Faculty Blog

 

Read, Read, Read

The quote below is the reason for encouraging boys to read what they love. Every week, I ask my students to look at the reading they enjoy and name the wow factor. What is it specifically that makes you want to curl up in a corner with a book and get lost in it? Sometimes the answer is simply, “I liked the way he wrote the action,” and we try to nail it down further. Does the author use descriptive action words or lots of setting changes? If the action is so easy to visualize, why?

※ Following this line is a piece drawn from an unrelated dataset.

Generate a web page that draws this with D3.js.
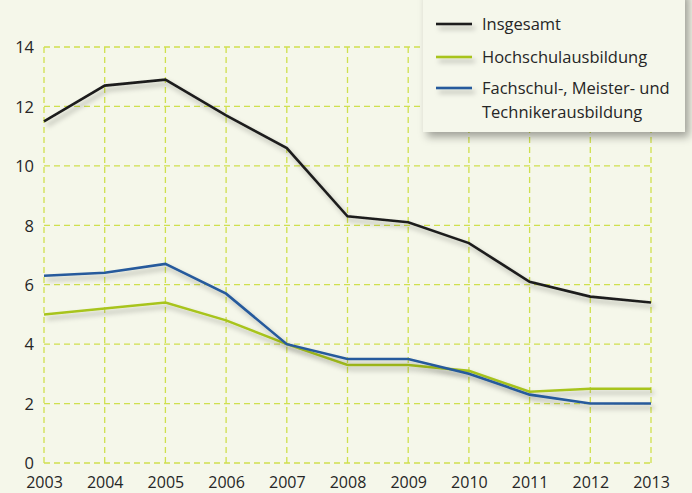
<!DOCTYPE html>
<html><head><meta charset="utf-8">
<script src="https://cdn.jsdelivr.net/npm/d3@7"></script>
<style>
html,body{margin:0;padding:0;background:#f5f7ea;}
svg{display:block;}
text{font-family:"Open Sans",sans-serif;fill:#262626;}
</style></head><body>
<script>
const years = [2003,2004,2005,2006,2007,2008,2009,2010,2011,2012,2013];
const insgesamt = [11.5,12.7,12.9,11.7,10.6,8.3,8.1,7.4,6.1,5.6,5.4];
const hochschul = [5.0,5.2,5.4,4.8,4.0,3.3,3.3,3.1,2.4,2.5,2.5];
const fachschul = [6.3,6.4,6.7,5.7,4.0,3.5,3.5,3.0,2.3,2.0,2.0];
const yTicks = [0,2,4,6,8,10,12,14];
const seriesNames = ["Insgesamt","Hochschulausbildung",["Fachschul-, Meister- und","Technikerausbildung"]];
const seriesColors = ["#1e1e1e","#a8c41f","#265a9c"];

const W=692,H=493;
const svg=d3.select("body").append("svg").attr("width",W).attr("height",H);
svg.append("rect").attr("width",W).attr("height",H).attr("fill","#f5f7ea");
const defs=svg.append("defs");
const f=defs.append("filter").attr("id","sh").attr("filterUnits","userSpaceOnUse")
  .attr("x",0).attr("y",0).attr("width",W).attr("height",H);
f.append("feDropShadow").attr("dx",3).attr("dy",4).attr("stdDeviation",2.5).attr("flood-color","#000").attr("flood-opacity",0.28);
const f2=defs.append("filter").attr("id","sh2").attr("filterUnits","userSpaceOnUse")
  .attr("x",0).attr("y",-20).attr("width",W).attr("height",H);
f2.append("feDropShadow").attr("dx",4).attr("dy",5).attr("stdDeviation",4).attr("flood-color","#000").attr("flood-opacity",0.35);

const x=d3.scaleLinear().domain([2003,2013]).range([44,651]);
const y=d3.scaleLinear().domain([0,14]).range([463,47]);

const grid=svg.append("g").attr("stroke","#cfe04e").attr("stroke-width",1.3).attr("stroke-dasharray","6,4").attr("fill","none");
grid.selectAll("line.v").data(years).enter().append("line")
  .attr("x1",d=>x(d)).attr("x2",d=>x(d)).attr("y1",y(14)).attr("y2",y(0));
grid.selectAll("line.h").data(yTicks).enter().append("line")
  .attr("x1",x(2003)).attr("x2",x(2013)).attr("y1",d=>y(d)).attr("y2",d=>y(d));

const ya=svg.append("g").attr("transform","translate(34,0)")
  .call(d3.axisLeft(y).tickValues(yTicks).tickSize(0).tickPadding(0));
ya.select(".domain").remove();
ya.selectAll("text").attr("font-size",16.5).attr("font-family","'Open Sans',sans-serif").attr("fill","#262626").attr("dy","0.35em");

const xa=svg.append("g").attr("transform","translate(0,488)")
  .call(d3.axisBottom(x).tickValues(years).tickFormat(d3.format("d")).tickSize(0).tickPadding(0));
xa.select(".domain").remove();
xa.selectAll("text").attr("font-size",16).attr("font-family","'Open Sans',sans-serif").attr("fill","#262626").attr("y",0).attr("dy","0");

const line=d3.line().x((d,i)=>x(years[i])).y(d=>y(d));
const data=[insgesamt,hochschul,fachschul];
[0,1,2].forEach(i=>{
  svg.append("path").datum(data[i]).attr("d",line).attr("fill","none")
    .attr("stroke",seriesColors[i]).attr("stroke-width",2.6).attr("stroke-linejoin","miter")
    .attr("filter","url(#sh)");
});

const lg=svg.append("g");
lg.append("rect").attr("x",423).attr("y",-10).attr("width",262).attr("height",142)
  .attr("fill","#f5f7eb").attr("filter","url(#sh2)");
const ly=[24,57,88];
seriesNames.forEach((n,i)=>{
  lg.append("rect").attr("x",436).attr("y",ly[i]-1.3).attr("width",36).attr("height",2.6)
    .attr("fill",seriesColors[i]).attr("filter","url(#sh)");
  const t=lg.append("text").attr("x",482).attr("y",ly[i]+6).attr("font-size",16.5);
  if(Array.isArray(n)){
    n.forEach((s,k)=>t.append("tspan").attr("x",482).attr("dy",k?24:0).text(s));
  } else t.text(n);
});
</script></body></html>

Read, read, read. Read everything—trash, classics, good and bad, and see how they do it. Just like a carpenter who works as an apprentice and studies the master. Read! You’ll absorb it. Then write. If it is good, you’ll find out.--William Faulkner 

I recently shared Katherine Bomer’s book Hidden Gems with a group of colleagues. It focuses on responding to student writing, noticing and naming what each and every student does brilliantly and beautifully in writing. Too often when we read boys’ writing, we become swallowed up by a sea of punctuation errors and ever-shifting tenses. It can be difficult to resist the urge to just fix it with our red pen. Bomer challenges teachers, and in turn parents, to avoid being “hunters of errors” in reading our boys’ writing. If we can manage to get rid of the voice in our head squawking, “Fragment!” or worst of all, “Awkward!” we can look for something he can build from that he has done in the piece already. Boys don’t get true motivation and energy for writing from the fear of getting a bad comment or grade. It comes from his having something to say and developing his own way of saying it. Carol Dweck, author of Mindset, advises the use of specific praise when working with young people, and I have found this to be particularly true of working with boys. Process or strategy praise fosters motivation for writing. Praising what they have already done well tells boys what they should continue to do in the future. If we want them to continue to write, Bomer makes a plea for adults to notice the surprises, brilliance, and unique tone of even the most plain or meandering piece of writing. If we can interact more in this way with the writing we see each day, perhaps we can motivate our boys to write more. As adults who want our boys to think of themselves as writers, let's give it a try!